-- Supplied information --
###
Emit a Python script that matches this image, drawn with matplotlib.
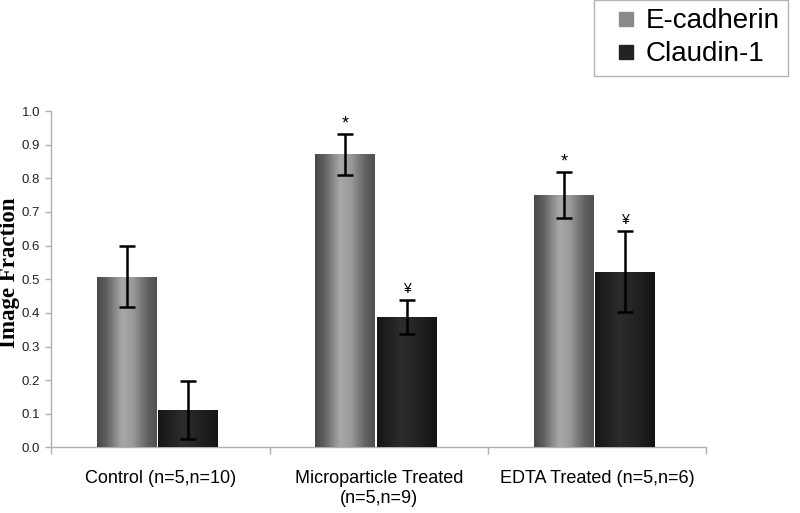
import numpy as np
import matplotlib
matplotlib.use("Agg")
import matplotlib.pyplot as plt
from matplotlib.lines import Line2D
from matplotlib.colors import LinearSegmentedColormap

groups = ["Control (n=5,n=10)", "Microparticle Treated\n(n=5,n=9)", "EDTA Treated (n=5,n=6)"]
series = ["E-cadherin", "Claudin-1"]
ecad = [0.508, 0.871, 0.75]
ecad_err = [0.09, 0.06, 0.068]
claudin = [0.111, 0.387, 0.522]
claudin_err = [0.087, 0.05, 0.12]
ecad_marks = ["", "*", "*"]
claudin_marks = ["", "\u00a5", "\u00a5"]

ecad_cmap = LinearSegmentedColormap.from_list(
    "ecad", [(0, "#474747"), (0.15, "#5e5e5e"), (0.42, "#a8a8a8"),
             (0.6, "#9a9a9a"), (0.85, "#606060"), (1, "#505050")])
claud_cmap = LinearSegmentedColormap.from_list(
    "claud", [(0, "#151515"), (0.4, "#2c2c2c"), (0.7, "#222222"), (1, "#141414")])

fig = plt.figure(figsize=(8, 5.13), dpi=100)
ax = fig.add_axes([0.064, 0.1277, 0.819, 0.6559])

x = np.arange(len(groups)) + 0.5
w = 0.274
b1 = ax.bar(x - 0.153, ecad, w, color="#888888", zorder=2)
b2 = ax.bar(x + 0.127, claudin, w, color="#222222", zorder=2)

# cylinder-like shading, clipped to each bar
grad = np.linspace(0, 1, 256).reshape(1, -1)
for bars, cmap in ((b1, ecad_cmap), (b2, claud_cmap)):
    for bar in bars:
        bx, bw, bh = bar.get_x(), bar.get_width(), bar.get_height()
        im = ax.imshow(grad, cmap=cmap, aspect="auto", extent=[bx, bx + bw, 0, bh],
                       zorder=3, interpolation="bicubic")
        im.set_clip_path(bar)

ax.errorbar(x - 0.153, ecad, yerr=ecad_err, fmt="none", ecolor="black",
            elinewidth=1.8, capsize=6, capthick=1.8, zorder=4)
ax.errorbar(x + 0.127, claudin, yerr=claudin_err, fmt="none", ecolor="black",
            elinewidth=1.8, capsize=6, capthick=1.8, zorder=4)

for i in range(len(groups)):
    if ecad_marks[i]:
        ax.text(x[i] - 0.153, ecad[i] + ecad_err[i] + 0.005, ecad_marks[i],
                ha="center", va="bottom", fontsize=13, family="Liberation Sans")
    if claudin_marks[i]:
        ax.text(x[i] + 0.127, claudin[i] + claudin_err[i] + 0.012, claudin_marks[i],
                ha="center", va="bottom", fontsize=10, family="Liberation Sans")

ax.set_xlim(0, 3)
ax.set_ylim(0, 1.0)
ax.set_yticks(np.arange(0, 1.01, 0.1))
ax.set_yticklabels([f"{v:.1f}" for v in np.arange(0, 1.01, 0.1)],
                   fontsize=9.5, family="Liberation Sans", color="#222222")
ax.set_xticks([0, 1, 2, 3])
ax.set_xticklabels([])
ax.set_xticks(x, minor=True)
ax.set_xticklabels(groups, minor=True, fontsize=13, family="Liberation Sans",
                   linespacing=1.25)
ax.tick_params(axis="x", which="minor", length=0, pad=16)
ax.tick_params(axis="x", which="major", length=5, color="#b0b0b0", width=1)
ax.tick_params(axis="y", length=4, color="#b0b0b0", width=1, pad=4)
for s in ("top", "right"):
    ax.spines[s].set_visible(False)
for s in ("left", "bottom"):
    ax.spines[s].set_color("#b0b0b0")
    ax.spines[s].set_linewidth(1)

ax.set_ylabel("Image Fraction", fontsize=16.5, family="Liberation Serif",
              fontweight="bold")
ax.yaxis.set_label_coords(-0.047, 0.52)

handles = [Line2D([], [], marker="s", linestyle="none", markersize=9.5,
                  markerfacecolor="#8a8a8a", markeredgecolor="#8a8a8a"),
           Line2D([], [], marker="s", linestyle="none", markersize=9.5,
                  markerfacecolor="#222222", markeredgecolor="#222222")]
leg = fig.legend(handles, series, loc="upper left", bbox_to_anchor=(0.7425, 1.0),
                 prop={"family": "Liberation Sans", "size": 20}, frameon=True,
                 fancybox=False, edgecolor="#a0a0a0", handlelength=1.7,
                 handletextpad=-0.13, borderpad=0.3,
                 labelspacing=0.25, borderaxespad=0)
leg.get_frame().set_linewidth(1)

fig.savefig("out.png", dpi=100)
###
-- What this task involves --
Write out, word for word, the lines from the start of the data through the one holding "b2 = ax.bar(x". Omit pictures.

-- Answer below --
Emit a Python script that matches this image, drawn with matplotlib.
import numpy as np
import matplotlib
matplotlib.use("Agg")
import matplotlib.pyplot as plt
from matplotlib.lines import Line2D
from matplotlib.colors import LinearSegmentedColormap

groups = ["Control (n=5,n=10)", "Microparticle Treated\n(n=5,n=9)", "EDTA Treated (n=5,n=6)"]
series = ["E-cadherin", "Claudin-1"]
ecad = [0.508, 0.871, 0.75]
ecad_err = [0.09, 0.06, 0.068]
claudin = [0.111, 0.387, 0.522]
claudin_err = [0.087, 0.05, 0.12]
ecad_marks = ["", "*", "*"]
claudin_marks = ["", "\u00a5", "\u00a5"]

ecad_cmap = LinearSegmentedColormap.from_list(
    "ecad", [(0, "#474747"), (0.15, "#5e5e5e"), (0.42, "#a8a8a8"),
             (0.6, "#9a9a9a"), (0.85, "#606060"), (1, "#505050")])
claud_cmap = LinearSegmentedColormap.from_list(
    "claud", [(0, "#151515"), (0.4, "#2c2c2c"), (0.7, "#222222"), (1, "#141414")])

fig = plt.figure(figsize=(8, 5.13), dpi=100)
ax = fig.add_axes([0.064, 0.1277, 0.819, 0.6559])

x = np.arange(len(groups)) + 0.5
w = 0.274
b1 = ax.bar(x - 0.153, ecad, w, color="#888888", zorder=2)
b2 = ax.bar(x + 0.127, claudin, w, color="#222222", zorder=2)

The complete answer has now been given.